Are You an Idealist or a Pragmatist?
When I was a young history teacher, parents often accused me of working their children too hard. The complaint was always the same – the child had spent too many hours preparing for a history test, to the detriment of other subjects, and had failed the test anyway.
They were wrong. Sitting at a desk for five hours does not equate to studying history for five hours. The learning required 30 minutes of honest effort – if it took less, great; if it required more time, more focus was needed, and the effort would improve the child’s learning efficacy. The important point was that the quality of the work was the key, not the time it took to complete it. Remarkably, this principle is largely ignored in the world of business.
Encouraging managers to come to grips with resourcing issues, in order to take their teams beyond the stress and frustration of overwork and underwork, mistakes and missed deadlines, demoralization and disengagement, has prompted some to accuse me of idealism. And, of course, they mean idealism of the worst possible kind – that of the academic observer, detached from the messy reality of the coalface.
Now long experience of shedding blood, sweat, and tears at the coalface, in many different endeavours, allows me to dismiss the charge. Calling someone an idealist because he believes resourcing issues can and must be resolved is a fallacious argument, on two counts.
First, it is an ad hominem attack on the messenger that tries to deflect the need for an honest response. Secondly, it is also fallacious because it begs the question. Whether timely resolution of resourcing issues is a practical requirement in business is precisely the question that needs to be debated, and to dismiss the affirmative answer as idealistic is to take as your conclusion something that still needs to be logically demonstrated.
The issue of excessive hours has long been endemic in the workplace, and is emblematic of the leadership woes in business today. Anyone remember Parkinson’s Law?

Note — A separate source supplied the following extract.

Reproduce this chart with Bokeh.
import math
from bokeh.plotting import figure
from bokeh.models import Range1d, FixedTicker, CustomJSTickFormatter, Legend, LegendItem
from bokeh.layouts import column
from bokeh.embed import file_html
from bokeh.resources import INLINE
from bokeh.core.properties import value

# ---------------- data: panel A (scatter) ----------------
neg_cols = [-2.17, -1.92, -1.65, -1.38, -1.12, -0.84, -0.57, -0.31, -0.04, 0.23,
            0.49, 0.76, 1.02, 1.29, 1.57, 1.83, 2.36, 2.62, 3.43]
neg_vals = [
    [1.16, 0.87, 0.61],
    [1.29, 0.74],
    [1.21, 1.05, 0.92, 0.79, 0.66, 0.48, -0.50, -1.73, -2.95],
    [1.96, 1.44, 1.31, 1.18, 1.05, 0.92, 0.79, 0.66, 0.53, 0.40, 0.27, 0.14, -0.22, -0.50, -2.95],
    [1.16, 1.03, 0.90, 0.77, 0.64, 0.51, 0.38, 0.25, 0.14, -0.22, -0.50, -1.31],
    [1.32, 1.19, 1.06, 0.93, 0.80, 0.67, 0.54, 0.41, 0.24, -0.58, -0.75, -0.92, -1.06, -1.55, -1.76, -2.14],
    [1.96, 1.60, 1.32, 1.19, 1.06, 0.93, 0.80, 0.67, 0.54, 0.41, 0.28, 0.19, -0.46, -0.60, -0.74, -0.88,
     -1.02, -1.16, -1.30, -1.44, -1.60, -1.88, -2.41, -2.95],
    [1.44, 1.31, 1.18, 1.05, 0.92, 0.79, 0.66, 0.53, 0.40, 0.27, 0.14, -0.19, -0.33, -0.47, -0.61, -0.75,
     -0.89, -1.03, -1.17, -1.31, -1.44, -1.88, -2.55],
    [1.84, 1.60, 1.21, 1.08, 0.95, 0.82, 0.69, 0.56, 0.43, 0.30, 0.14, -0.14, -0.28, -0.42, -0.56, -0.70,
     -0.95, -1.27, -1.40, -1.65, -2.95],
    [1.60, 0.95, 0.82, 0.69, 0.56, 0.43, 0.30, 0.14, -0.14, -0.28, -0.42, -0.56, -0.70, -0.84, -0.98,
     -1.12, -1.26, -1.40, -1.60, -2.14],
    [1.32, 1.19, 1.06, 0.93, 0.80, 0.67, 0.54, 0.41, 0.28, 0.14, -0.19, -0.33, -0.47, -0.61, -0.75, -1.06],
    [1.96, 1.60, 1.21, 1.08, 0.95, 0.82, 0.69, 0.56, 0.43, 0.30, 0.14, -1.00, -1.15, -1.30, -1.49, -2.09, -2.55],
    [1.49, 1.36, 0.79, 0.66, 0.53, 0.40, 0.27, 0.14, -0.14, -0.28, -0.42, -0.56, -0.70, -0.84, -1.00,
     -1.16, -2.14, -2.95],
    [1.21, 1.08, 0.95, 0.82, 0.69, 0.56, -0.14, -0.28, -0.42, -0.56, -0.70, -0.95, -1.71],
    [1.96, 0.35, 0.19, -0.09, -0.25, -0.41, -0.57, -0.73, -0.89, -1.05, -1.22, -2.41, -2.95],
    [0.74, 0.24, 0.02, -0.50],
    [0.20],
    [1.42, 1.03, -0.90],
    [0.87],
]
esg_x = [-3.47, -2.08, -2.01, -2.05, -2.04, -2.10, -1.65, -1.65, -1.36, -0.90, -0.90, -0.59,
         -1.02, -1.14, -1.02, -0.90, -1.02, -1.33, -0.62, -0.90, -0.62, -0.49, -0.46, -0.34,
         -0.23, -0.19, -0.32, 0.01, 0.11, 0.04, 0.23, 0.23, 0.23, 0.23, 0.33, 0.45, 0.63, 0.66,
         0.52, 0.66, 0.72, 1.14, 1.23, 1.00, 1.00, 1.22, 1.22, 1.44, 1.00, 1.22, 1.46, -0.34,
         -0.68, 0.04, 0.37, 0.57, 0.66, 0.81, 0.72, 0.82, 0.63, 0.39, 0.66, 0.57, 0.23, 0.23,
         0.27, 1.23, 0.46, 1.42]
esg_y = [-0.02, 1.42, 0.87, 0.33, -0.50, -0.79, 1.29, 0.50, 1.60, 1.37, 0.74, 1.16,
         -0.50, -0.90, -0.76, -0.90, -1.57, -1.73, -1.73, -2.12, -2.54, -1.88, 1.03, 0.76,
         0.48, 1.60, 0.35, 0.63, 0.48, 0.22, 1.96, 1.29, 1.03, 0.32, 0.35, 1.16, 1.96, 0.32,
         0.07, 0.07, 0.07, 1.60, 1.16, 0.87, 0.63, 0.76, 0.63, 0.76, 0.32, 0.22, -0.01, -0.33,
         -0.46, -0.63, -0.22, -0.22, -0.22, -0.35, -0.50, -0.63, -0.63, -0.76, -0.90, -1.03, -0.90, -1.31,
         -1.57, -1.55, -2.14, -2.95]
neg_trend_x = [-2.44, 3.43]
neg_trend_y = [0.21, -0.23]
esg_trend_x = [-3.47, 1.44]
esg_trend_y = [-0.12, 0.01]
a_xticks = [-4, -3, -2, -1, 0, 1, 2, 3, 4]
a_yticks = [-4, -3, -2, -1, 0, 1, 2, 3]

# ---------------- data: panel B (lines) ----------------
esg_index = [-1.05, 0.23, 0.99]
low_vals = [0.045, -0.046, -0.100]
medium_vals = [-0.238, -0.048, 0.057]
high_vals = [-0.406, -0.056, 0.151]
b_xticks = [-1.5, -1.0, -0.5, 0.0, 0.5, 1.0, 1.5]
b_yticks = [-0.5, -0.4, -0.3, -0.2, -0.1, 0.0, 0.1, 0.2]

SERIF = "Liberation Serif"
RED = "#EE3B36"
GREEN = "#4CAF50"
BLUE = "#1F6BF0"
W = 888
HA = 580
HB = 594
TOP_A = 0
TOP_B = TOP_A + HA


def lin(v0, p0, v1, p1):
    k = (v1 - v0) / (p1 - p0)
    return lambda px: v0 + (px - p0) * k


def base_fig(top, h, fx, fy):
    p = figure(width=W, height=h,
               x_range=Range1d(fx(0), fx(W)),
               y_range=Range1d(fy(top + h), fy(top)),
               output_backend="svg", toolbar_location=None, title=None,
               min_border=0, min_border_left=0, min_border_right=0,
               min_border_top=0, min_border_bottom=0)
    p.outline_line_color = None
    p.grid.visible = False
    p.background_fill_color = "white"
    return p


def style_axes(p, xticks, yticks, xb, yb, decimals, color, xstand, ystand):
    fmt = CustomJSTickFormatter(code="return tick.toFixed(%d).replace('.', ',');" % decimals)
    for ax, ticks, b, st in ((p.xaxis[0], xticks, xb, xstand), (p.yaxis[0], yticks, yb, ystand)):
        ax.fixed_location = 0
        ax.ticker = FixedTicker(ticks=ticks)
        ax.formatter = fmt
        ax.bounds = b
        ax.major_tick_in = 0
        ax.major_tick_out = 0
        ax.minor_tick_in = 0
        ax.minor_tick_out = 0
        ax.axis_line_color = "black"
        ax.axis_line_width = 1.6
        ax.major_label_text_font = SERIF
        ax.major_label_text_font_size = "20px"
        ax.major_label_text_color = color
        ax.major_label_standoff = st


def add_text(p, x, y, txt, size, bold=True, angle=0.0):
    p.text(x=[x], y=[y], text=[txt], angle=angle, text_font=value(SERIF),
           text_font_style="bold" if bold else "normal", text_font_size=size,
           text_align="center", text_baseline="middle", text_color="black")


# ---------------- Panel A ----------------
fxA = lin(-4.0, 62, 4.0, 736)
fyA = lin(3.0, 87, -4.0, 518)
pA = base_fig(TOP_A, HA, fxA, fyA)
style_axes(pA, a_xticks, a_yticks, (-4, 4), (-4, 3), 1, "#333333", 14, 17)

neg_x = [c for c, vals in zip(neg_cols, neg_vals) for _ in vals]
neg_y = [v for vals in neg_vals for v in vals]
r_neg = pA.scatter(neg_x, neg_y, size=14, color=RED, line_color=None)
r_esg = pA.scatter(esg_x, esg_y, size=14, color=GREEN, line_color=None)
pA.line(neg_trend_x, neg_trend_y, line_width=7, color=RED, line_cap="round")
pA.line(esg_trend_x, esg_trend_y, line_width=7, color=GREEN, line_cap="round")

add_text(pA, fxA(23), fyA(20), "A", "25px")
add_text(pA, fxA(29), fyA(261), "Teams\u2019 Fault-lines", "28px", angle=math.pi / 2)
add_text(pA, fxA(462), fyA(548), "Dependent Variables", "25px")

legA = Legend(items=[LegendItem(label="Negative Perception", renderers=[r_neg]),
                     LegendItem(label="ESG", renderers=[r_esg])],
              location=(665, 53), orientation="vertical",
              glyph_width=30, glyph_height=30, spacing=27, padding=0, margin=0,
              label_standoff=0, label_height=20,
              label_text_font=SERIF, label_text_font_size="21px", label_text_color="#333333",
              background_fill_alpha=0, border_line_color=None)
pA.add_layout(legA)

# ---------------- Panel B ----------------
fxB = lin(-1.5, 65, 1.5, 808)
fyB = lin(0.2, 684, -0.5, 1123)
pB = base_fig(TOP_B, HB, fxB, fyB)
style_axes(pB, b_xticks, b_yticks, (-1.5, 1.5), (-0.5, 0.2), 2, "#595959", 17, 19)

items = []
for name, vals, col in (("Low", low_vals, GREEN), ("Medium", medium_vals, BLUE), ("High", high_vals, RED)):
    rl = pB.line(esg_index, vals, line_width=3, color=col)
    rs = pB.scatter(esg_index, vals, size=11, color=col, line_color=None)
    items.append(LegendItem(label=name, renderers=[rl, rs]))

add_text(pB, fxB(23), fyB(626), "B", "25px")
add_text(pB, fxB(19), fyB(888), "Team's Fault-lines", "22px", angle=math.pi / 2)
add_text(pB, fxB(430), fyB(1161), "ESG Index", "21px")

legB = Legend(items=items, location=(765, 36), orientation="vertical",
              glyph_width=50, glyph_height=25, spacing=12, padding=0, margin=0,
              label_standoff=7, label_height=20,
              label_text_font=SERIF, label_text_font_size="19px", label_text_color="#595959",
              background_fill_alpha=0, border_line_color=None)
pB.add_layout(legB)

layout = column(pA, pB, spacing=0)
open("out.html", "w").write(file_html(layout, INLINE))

Consider an advertising agency where working into the night is routine, even though many of the people involved are plainly under-worked. Or the irony of frontline healthcare workers having their own health destroyed by excessive hours and the attendant problems of sleep-deprivation, dietary deficiencies, and relationship dysfunction.

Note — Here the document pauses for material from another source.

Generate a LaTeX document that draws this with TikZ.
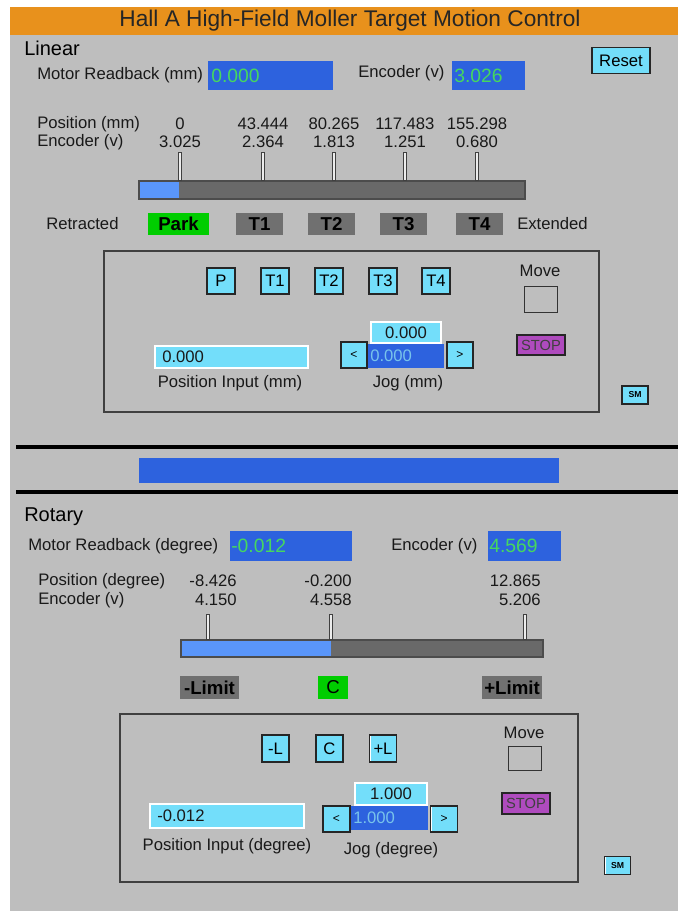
\documentclass[tikz,border=0pt]{standalone}
\usepackage{fontspec}
\setmainfont{Liberation Sans}
\usetikzlibrary{positioning}

\definecolor{titleorange}{RGB}{232,145,28}
\definecolor{panelgray}{RGB}{190,190,190}
\definecolor{readblue}{RGB}{45,98,222}
\definecolor{readgreen}{RGB}{70,215,95}
\definecolor{btncyan}{RGB}{115,222,250}
\definecolor{barblue}{RGB}{90,150,250}
\definecolor{bargray}{RGB}{105,105,105}
\definecolor{stategray}{RGB}{112,112,112}
\definecolor{stategreen}{RGB}{0,205,0}
\definecolor{stoppurple}{RGB}{175,75,190}
\definecolor{jogtxt}{RGB}{120,195,235}

\tikzset{
  lbl/.style={font=\fontsize{12.5}{14}\selectfont, inner sep=0pt, text=black!90},
  headtxt/.style={font=\fontsize{15}{17}\selectfont, inner sep=0pt},
  titletxt/.style={font=\fontsize{17}{19}\selectfont, inner sep=0pt, text=black!85},
  valtxt/.style={font=\fontsize{14.5}{16}\selectfont, inner sep=0pt, text=readgreen},
  jogval/.style={font=\fontsize{12.5}{14}\selectfont, inner sep=0pt, text=jogtxt},
  btn/.style={fill=btncyan, draw=black!85, line width=0.9pt, inner sep=0pt,
    font=\fontsize{12.5}{14}\selectfont,
    path picture={\draw[white, line width=1.5pt]
      (path picture bounding box.south west) -- (path picture bounding box.north west)
      -- (path picture bounding box.north east);}},
  statebox/.style={fill=stategray, inner sep=0pt, minimum height=17pt,
    font=\fontsize{14}{16}\selectfont\bfseries},
  stopbtn/.style={btn, fill=stoppurple, font=\fontsize{11}{12}\selectfont, text=black!75},
  smbtn/.style={btn, font=\fontsize{6.5}{7}\selectfont\bfseries},
  movebox/.style={draw=black!80, line width=0.7pt, inner sep=0pt},
  inbox/.style={fill=btncyan, draw=white, line width=1.4pt},
  frame/.style={draw=black!75, line width=1pt},
  bar/.style={fill=bargray, draw=black!70, line width=1.2pt},
  tickout/.style={black!75, line width=2.6pt},
  tickin/.style={white!85!gray, line width=0.8pt},
  sep/.style={black, line width=2.4pt}
}

\begin{document}
\begin{tikzpicture}[x=0.75pt,y=-0.75pt]
    \useasboundingbox (0,0) rectangle (678,911);
    \fill[panelgray] (10,7) rectangle (678,911);

    % title
    \fill[titleorange] (10,7) rectangle (678,35);
    \node[titletxt] (title) at (350,21) {Hall A High-Field Moller Target Motion Control};

    % ---------- linear ----------
    \node[headtxt, anchor=west] (linear) at (24,48) {Linear};
    \node[lbl, anchor=west] (linrbl) at (37,75) {Motor Readback (mm)};
    \fill[readblue] (208,61) rectangle (333,90);
    \node[valtxt, anchor=west] (linrb) at (211,76) {0.000};
    \node[lbl, anchor=west] (linencl) at (358,73) {Encoder (v)};
    \fill[readblue] (452,61) rectangle (525,90);
    \node[valtxt, anchor=west] (linenc) at (454,76) {3.026};
    \node[btn, minimum width=43.5pt, minimum height=20pt] (reset) at (621,60.5) {Reset};

    \node[lbl, anchor=west] (linposl) at (37,124) {Position (mm)};
    \node[lbl, anchor=west] (linvl) at (37,142) {Encoder (v)};
    \draw[bar] (139,181) rectangle (525,199);
    \fill[barblue] (140,182) rectangle (179,198);
    \foreach \x/\p/\e [count=\i] in {180/0/3.025, 263/43.444/2.364, 334/80.265/1.813,
        405/117.483/1.251, 477/155.298/0.680} {
      \node[lbl] (linp\i) at (\x,124) {\p};
      \node[lbl] (line\i) at (\x,142) {\e};
      \draw[tickout] (\x,152) -- (\x,181);
      \draw[tickin] (\x,153) -- (\x,180);
    }

    \node[lbl, anchor=west] (retr) at (46,224) {Retracted};
    \node[statebox, fill=stategreen, minimum width=45.75pt] (park) at (178.5,224) {Park};
    \foreach \x/\t in {259.5/T1, 331.5/T2, 403.5/T3, 479.5/T4}
      \node[statebox, minimum width=35pt] (lin\t) at (\x,224) {\t};
    \node[lbl, anchor=west] (ext) at (517,224) {Extended};

    \draw[frame] (104,251) rectangle (599,412);
    \foreach \x/\t in {221/P, 275/T1, 329/T2, 383/T3, 436/T4}
      \node[btn, minimum width=21pt, minimum height=19.5pt] (go\t) at (\x,281) {\t};
    \node[lbl] (linmovel) at (540,271) {Move};
    \node[movebox, minimum width=24.75pt, minimum height=19.5pt] (linmove) at (540.5,299) {};
    \node[stopbtn, minimum width=36pt, minimum height=15pt] (linstop) at (541,345) {STOP};

    \draw[inbox] (155,346) rectangle (308,368);
    \node[lbl, anchor=west] (linposin) at (162,357) {0.000};
    \node[lbl] (linposinl) at (230,383) {Position Input (mm)};

    \draw[inbox] (371,322) rectangle (441,343);
    \node[lbl] (linstep) at (406,332.5) {0.000};
    \fill[readblue] (368,344) rectangle (444,368);
    \node[jogval, anchor=west] (linjog) at (370,356) {0.000};
    \node[btn, minimum width=19.5pt, minimum height=19.5pt, font=\fontsize{9}{10}\selectfont] (linless) at (354,355) {<};
    \node[btn, minimum width=19.5pt, minimum height=19.5pt, font=\fontsize{9}{10}\selectfont] (linmore) at (460,355) {>};
    \node[lbl] (linjogl) at (408,383) {Jog (mm)};
    \node[smbtn, minimum width=19.5pt, minimum height=13.5pt] (linsm) at (635,395) {SM};

    % ---------- separator ----------
    \draw[sep] (16,447) -- (678,447);
    \fill[readblue] (139,458) rectangle (559,483);
    \draw[sep] (16,492) -- (678,492);

    % ---------- rotary ----------
    \node[headtxt, anchor=west] (rotary) at (24,517) {Rotary};
    \node[lbl, anchor=west] (rotrbl) at (28,546) {Motor Readback (degree)};
    \fill[readblue] (230,531) rectangle (352,561);
    \node[valtxt, anchor=west] (rotrb) at (231,546) {-0.012};
    \node[lbl, anchor=west] (rotencl) at (391,546) {Encoder (v)};
    \fill[readblue] (488,531) rectangle (561,561);
    \node[valtxt, anchor=west] (rotenc) at (489,546) {4.569};

    \node[lbl, anchor=west] (rotposl) at (38,581) {Position (degree)};
    \node[lbl, anchor=west] (rotvl) at (38,600) {Encoder (v)};
    \draw[bar] (181,640) rectangle (543,657);
    \fill[barblue] (182,641) rectangle (331,656);
    \foreach \r/\x/\p/\e [count=\i] in {237/208/-8.426/4.150, 352/331/-0.200/4.558,
        541/525/12.865/5.206} {
      \node[lbl, anchor=east] (rotp\i) at (\r,581) {\p};
      \node[lbl, anchor=east] (rote\i) at (\r,600) {\e};
      \draw[tickout] (\x,614) -- (\x,640);
      \draw[tickin] (\x,615) -- (\x,639);
    }

    \node[statebox, minimum width=44.25pt] (minlim) at (209.5,687.5) {-Limit};
    \node[statebox, fill=stategreen, minimum width=22.5pt, font=\fontsize{14}{16}\selectfont] (center) at (333,687.5) {C};
    \node[statebox, minimum width=45pt] (pluslim) at (512,687.5) {+Limit};

    \draw[frame] (120,714) rectangle (578,882);
    \foreach \x/\t/\n in {275.5/-L/goml, 329.5/C/goc, 383/+L/gopl}
      \node[btn, minimum width=20.25pt, minimum height=20.25pt] (\n) at (\x,748.5) {\t};
    \node[lbl] (rotmovel) at (524,733) {Move};
    \node[movebox, minimum width=24.75pt, minimum height=18pt] (rotmove) at (524.5,758) {};
    \node[stopbtn, minimum width=36pt, minimum height=15.75pt] (rotstop) at (526,803.5) {STOP};

    \draw[inbox] (150,804) rectangle (304,828);
    \node[lbl, anchor=west] (rotposin) at (157,816) {-0.012};
    \node[lbl] (rotposinl) at (227,846) {Position Input (degree)};

    \draw[inbox] (355,783) rectangle (427,805);
    \node[lbl] (rotstep) at (391,794) {1.000};
    \fill[readblue] (351,806) rectangle (428,830);
    \node[jogval, anchor=west] (rotjog) at (353,818) {1.000};
    \node[btn, minimum width=20.25pt, minimum height=19.5pt, font=\fontsize{9}{10}\selectfont] (rotless) at (336.5,819) {<};
    \node[btn, minimum width=20.25pt, minimum height=19.5pt, font=\fontsize{9}{10}\selectfont] (rotmore) at (444,819) {>};
    \node[lbl] (rotjogl) at (391,850) {Jog (degree)};
    \node[smbtn, minimum width=19.5pt, minimum height=14pt] (rotsm) at (617.5,865.5) {SM};
\end{tikzpicture}
\end{document}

Examples abound, but the circumstances behind the excessive hours worked in each case are frequently very different. Busyness, the scourge of our age of total work, is notoriously deceptive because it is mostly misguided, unstructured, and uncoordinated.

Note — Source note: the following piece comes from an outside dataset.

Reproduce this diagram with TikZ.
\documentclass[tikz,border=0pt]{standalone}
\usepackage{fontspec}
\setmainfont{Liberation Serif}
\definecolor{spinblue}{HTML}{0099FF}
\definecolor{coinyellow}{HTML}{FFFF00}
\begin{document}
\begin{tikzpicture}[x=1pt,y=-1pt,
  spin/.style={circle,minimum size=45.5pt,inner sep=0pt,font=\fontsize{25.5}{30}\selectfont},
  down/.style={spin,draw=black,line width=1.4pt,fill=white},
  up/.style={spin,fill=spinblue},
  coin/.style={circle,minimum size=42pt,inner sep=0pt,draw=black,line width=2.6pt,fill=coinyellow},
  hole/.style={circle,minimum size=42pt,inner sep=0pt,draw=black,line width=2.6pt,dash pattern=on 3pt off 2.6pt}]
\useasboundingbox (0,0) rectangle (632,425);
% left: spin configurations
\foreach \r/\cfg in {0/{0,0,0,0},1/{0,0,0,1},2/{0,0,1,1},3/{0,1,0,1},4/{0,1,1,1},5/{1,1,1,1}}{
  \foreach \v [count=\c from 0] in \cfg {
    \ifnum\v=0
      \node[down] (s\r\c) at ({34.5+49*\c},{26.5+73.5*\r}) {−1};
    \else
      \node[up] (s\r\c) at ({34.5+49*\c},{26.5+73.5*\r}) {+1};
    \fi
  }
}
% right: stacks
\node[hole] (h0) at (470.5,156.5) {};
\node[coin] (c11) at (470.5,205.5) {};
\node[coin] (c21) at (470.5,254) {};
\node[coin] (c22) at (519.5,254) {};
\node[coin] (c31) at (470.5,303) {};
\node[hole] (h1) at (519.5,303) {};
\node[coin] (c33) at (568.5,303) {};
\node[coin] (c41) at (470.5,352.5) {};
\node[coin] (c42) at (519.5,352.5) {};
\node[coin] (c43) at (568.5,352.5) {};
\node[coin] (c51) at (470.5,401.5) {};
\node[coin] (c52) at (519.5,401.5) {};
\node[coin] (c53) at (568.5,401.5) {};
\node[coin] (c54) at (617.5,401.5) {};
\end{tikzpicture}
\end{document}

An inability in a business to get through its workload within standard working hours (accepting the occasional need for overtime) represents a management failure to optimize productivity. The manager must find out why employees need extra hours and then fix the problem.
Excessive hours might be caused by poor organization and workflow, incompetence, or lack of motivation, by poor teamwork or a lack of appropriate training. Further possibilities would be equipment issues, inaccurate benchmarking, duplication of effort, or strategic confusion relating to recruitment. The possibilities are endless – over-qualified people lacking a sense of challenge, boredom with routine, lack of adequate supervision, insufficient delegation and empowerment, or just plain laziness. Of course, it might even be the result of a downsized team saddled with unrestructured productivity expectations.
The failure of information technology and the Brave New World of people analytics to resolve resourcing issues is explained by three factors that will not be readily overcome:
First, Big Data practices invariably subvert morale and promote disengagement. Secondly, equipping managers with the knowledge of psychology necessary to understand the data and ask insightful questions will be a gargantuan undertaking, with no guarantee that they will be appropriately inclined to apply what they learn anyway. That leads into the third factor, office politics – personality conflicts, power games, and plain old human perversity will never be cured by technology and new systems. The human condition defies quantification, and managing it requires empathy and wisdom.
The accusation of idealism is just an attempt to hide a refusal to address reality – hardly a model of pragmatism. It is very tempting for executives to make the numbers look good; they know that job security is a distant memory, and people are easily exploited. But running people into the ground is destructive not only of employees and their families, and therefore the community, but also of the business and the credibility of free market capitalism.
If you don’t have time to reflect on the reasons for the excessive hours people are working, there’s something wrong. If you don’t have time to feel concern for the damage done in their lives, there’s something wrong. If you don’t have time for constructive team meetings to identify issues and brainstorm solutions, there’s something wrong. If you don’t have time to go one on one with people, giving and receiving feedback, there’s something wrong.
And if there’s something wrong, and you just let it go on doing damage, it’s pretty clear that you are not a leader. So just who is the idealist and who is the pragmatist?